This example shows a simple way of leveraging some of the most widely used Machine Learning libraries available in Python.
The DApp generates a linear regression model using scikit-learn, NumPy and pandas, and then uses m2cgen (Model to Code Generator) to transpile that model into native Python code with no dependencies. This approach is inspired by Davis David's Machine Learning tutorial, and is useful for a Cartesi DApp because it removes the need of porting all those Machine Learning libraries to the Cartesi Machine's RISC-V architecture, making the development process easier and the final back-end code simpler to execute.
The practical goal of this application is to predict a classification based on the Air Quality Dataset, which contains the responses of a gas multisensor device deployed on the field in an Italian city. Hourly response averages are recorded along with gas concentration references from a certified analyzer.
The model currently takes into account several variables for predicting the AQI(Air quality index):
-
PT08.S1(CO): This represents the sensor response to Carbon Monoxide (CO) levels in the air.
-
PT08.S2(NMHC): This represents the sensor response to Non-Methane Hydrocarbons (NMHC) in the air. For instance, the value 1046 is the sensor reading, which can be correlated to the actual concentration of NMHC in micrograms per cubic meter (µg/m³).
-
PT08.S3(NOx): This represents the sensor response to Nitrogen Oxides (NOx) in the air. For instance, the value 1056 is the sensor reading, which can be correlated to the actual concentration of NOx in parts per billion (ppb).
-
PT08.S4(NO2): This represents the sensor response to Nitrogen Dioxide (NO2) in the air. For instance, the value 1692 is the sensor reading, which can be correlated to the actual concentration of NO2 in micrograms per cubic meter (µg/m³).
-
PT08.S5(O3): This represents the sensor response to Ozone (O3) in the air. For instance, the value 1268 is the sensor reading, which can be correlated to the actual concentration of O3 in micrograms per cubic meter (µg/m³).
-
T: This represents the temperature in degrees Celsius. For instance, the value 21.6 is the measured temperature.
-
RH: This represents the Relative Humidity in percentage. For instance, the value 13.6 is the measured relative humidity.
-
AH: This represents Absolute Humidity, which is the total water content in the air. For instance, the value 0.76 could be the absolute humidity in grams per cubic meter (g/m³).

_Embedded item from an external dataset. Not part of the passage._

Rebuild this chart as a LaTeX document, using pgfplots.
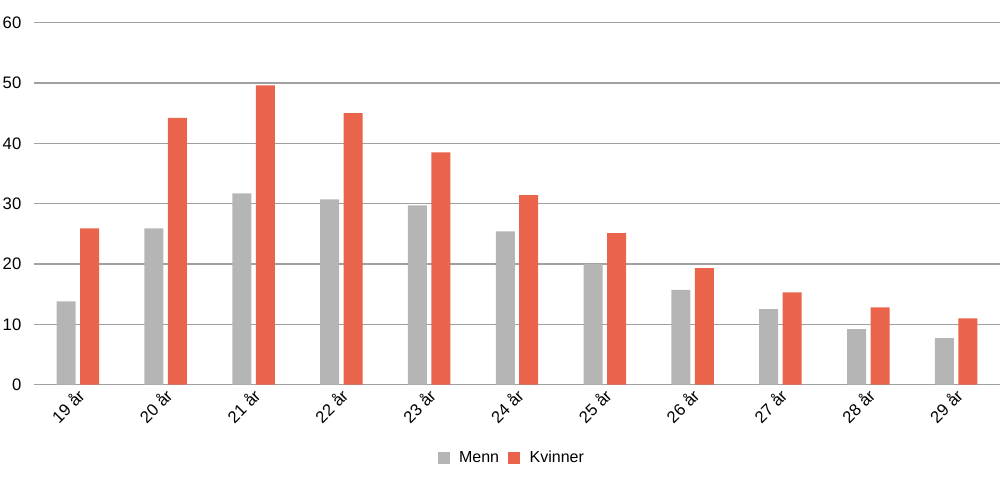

As such, inputs to the DApp should be given as a JSON string such as the following:
{"PT08.S1(CO)": 1360, "PT08.S2(NMHC)": 1046, "PT08.S3(NOx)": 1056, "PT08.S4(NO2)": 1692, "PT08.S5(O3)": 1268, "T": 21.6, "RH": 13.6, "AH": 0.76}
We have two main ways to interact with the dapp: using the frontend-web-cartesi application, or using the sunodo send command.
Clone the repository in the above link.
After that, go to a separate terminal window and switch to the frontend-web-cartesi
directory:
cd frontend-web-cartesi
Run the following commands to run the frontend web in your localhost:
yarn
yarn codegen
yarn start
Runs the app in the development mode. Open http://localhost:3000 to view it in the browser.
Please keep in mind that you should import one of the local wallets to the metamask.With that in place, also add the sunodo token to your wallet.
**Note: you must deposit some Sunodo tokens to the wallet inside the dApp to be able to use the AQI prediction fuction. **
This DApp was implemented in a rather generic way and, as such, it is possible to easily change the target dataset as well as the predictor algorithm.
To change those, open the file airquality/model/build_model.py
and change the following variables defined at the beginning of the script:
model
: defines the scikit-learn predictor algorithm to use. While it currently usessklearn.linear_model.LinearRegression
, many other possibilities are available, from several types of linear regressions to solutions such as support vector machines (SVMs).train_csv
: a URL or file path to a CSV file containing the dataset. It should contain a first row with the feature names, followed by the data.